I have my stereo setup in the family living room (30x14x8 ft). I have done some work around speaker placement, and treating 1st reflection points, but don't know if I need to do more. I often read room treatment being crucial. So while my system sounds good to me (I'm new at this), it might be able to sound a lot better.

How can I come up with a diagnose, short of trial and error of every posibility?

Thanks!
lewinskih01

Showing 6 responses by kr4

Al wrote: "Particularly once you get above bass frequencies, tuning the room for flat frequency response using a test cd, microphone, etc., is not necessarily going to get you the best sound, and in fact probably won't. The microphone is not going to discriminate very well, if at all, between early arrival sound (the direct path from the speakers to the listening position) and later arriving sound (reflected off of walls, ceiling, etc). But your ears will!"

I think your comments apply better to the bass frequencies, not above bass frequencies. In the bass, the arrival/decay times are more easily measured and corrected whereas at higher frequencies room mode interactions approach randomness. Thus, at those higher frequencies, only FR adjustments are feasible.

Kal
Bob wrote: "I take exception to those statements. The REW (Room EQ Wizard available at the Home Theater Shack) is sophisticated and does time domains. It is for FREE FREE FREE FREE FREE"

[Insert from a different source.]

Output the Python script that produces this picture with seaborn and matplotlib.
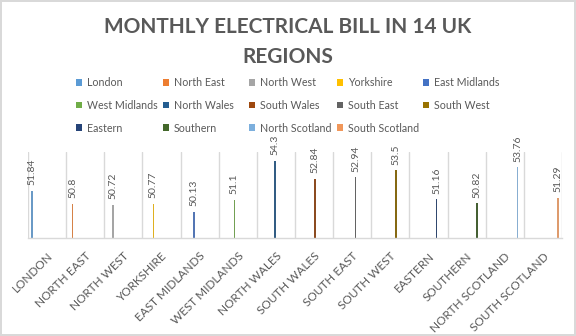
import numpy as np
import pandas as pd
import matplotlib
matplotlib.use("Agg")
import matplotlib.pyplot as plt
from matplotlib.patches import Patch
import seaborn as sns

regions = ["London", "North East", "North West", "Yorkshire", "East Midlands",
           "West Midlands", "North Wales", "South Wales", "South East", "South West",
           "Eastern", "Southern", "North Scotland", "South Scotland"]
bills = [51.84, 50.8, 50.72, 50.77, 50.13, 51.1, 54.3,
         52.84, 52.94, 53.5, 51.16, 50.82, 53.76, 51.29]
colors = ["#5B9BD5", "#ED7D31", "#A5A5A5", "#FFC000", "#4472C4", "#70AD47", "#255E91",
          "#9E480E", "#636363", "#997300", "#264478", "#43682B", "#7CAFDD", "#F1975A"]
title = "MONTHLY ELECTRICAL BILL IN 14 UK\nREGIONS"

sns.set_theme(style="white")
plt.rcParams["font.family"] = ["Lato", "DejaVu Sans"]
TXT = "#595959"
GRID = "#d9d9d9"

df = pd.DataFrame({"region": regions, "bill": bills, "series": regions})
palette = dict(zip(regions, colors))

fig = plt.figure(figsize=(5.76, 3.36), dpi=100)
fig.patch.set_facecolor("white")
fig.patch.set_edgecolor(GRID)
fig.patch.set_linewidth(1.5)

W, H = 576, 336
left, right, top, bottom = 28, 562, 152, 238
ax = fig.add_axes([left / W, 1 - bottom / H, (right - left) / W, (bottom - top) / H])

sns.barplot(data=df, x="region", y="bill", hue="series", hue_order=regions,
            order=regions, palette=palette, dodge=True, width=0.848, gap=0.3,
            linewidth=0, legend=False, ax=ax, errorbar=None)
for patch in ax.patches:
    patch.set_antialiased(False)

ax.set_ylim(48, 55)
ax.set_xlim(-0.5, len(regions) - 0.5)
ax.set_yticks([])
ax.set_xlabel("")
ax.set_ylabel("")
for s in ("left", "right", "top"):
    ax.spines[s].set_visible(False)
ax.spines["bottom"].set_color(GRID)
ax.spines["bottom"].set_linewidth(1)

# vertical gridlines between categories
ax.set_xticks(np.arange(-0.5, len(regions), 1), minor=True)
ax.grid(which="minor", axis="x", color=GRID, linewidth=1)
ax.grid(which="major", visible=False)
ax.set_axisbelow(True)
ax.tick_params(axis="x", which="both", length=0)
ax.tick_params(axis="x", which="major", pad=9)
ax.set_xticks(range(len(regions)))
ax.set_xticklabels([r.upper() for r in regions], rotation=45, ha="right",
                   rotation_mode="anchor", fontsize=8.5, color=TXT)

for cont in ax.containers:
    ax.bar_label(cont, fmt="%g", rotation=90, padding=4, fontsize=7.5,
                 color=TXT, clip_on=False)

fig.text(288 / W, 1 - 17 / H, title, ha="center", va="top", fontsize=15,
         fontweight="bold", color=TXT, linespacing=1.6)

# legend laid out in five evenly spaced columns
col_x = [76, 163, 249, 337, 423]
for c, x in enumerate(col_x):
    idx = list(range(c, len(regions), 5))
    handles = [Patch(facecolor=colors[i], edgecolor="none") for i in idx]
    labels = [regions[i] for i in idx]
    leg = fig.legend(handles, labels, loc="upper left",
                     bbox_to_anchor=(x / W, 1 - 77 / H), frameon=False,
                     fontsize=7.7, handlelength=0.6, handleheight=0.6,
                     handletextpad=0.4, labelspacing=1.1, borderpad=0,
                     borderaxespad=0)
    for t in leg.get_texts():
        t.set_color(TXT)

fig.savefig("out.png", dpi=100, facecolor=fig.get_facecolor(),
            edgecolor=fig.get_edgecolor())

Yes, yes, yes...................but REW is a measurement tool, only. It cannot implement a correction even if it defines it. One needs an additional tool to use the results.

Kal
If you are trying to assess room acoustics based on system throughput, aiming the mic forward, or at any speaker, biases the results to the performance of that speaker. Pointing it upwards makes for the least biased results. Also, averaging more than one mic position helps.

Kal
Good point about the Haas effect. One should also note that there is a lower limit to time interval needed for distinguishing direct from reflected/delayed signals. If the arrival interval is on the order of 5msec +/-, the signals are not distinguished and the perceived source location is intermediate between the original source and the phantom source related to the reflection.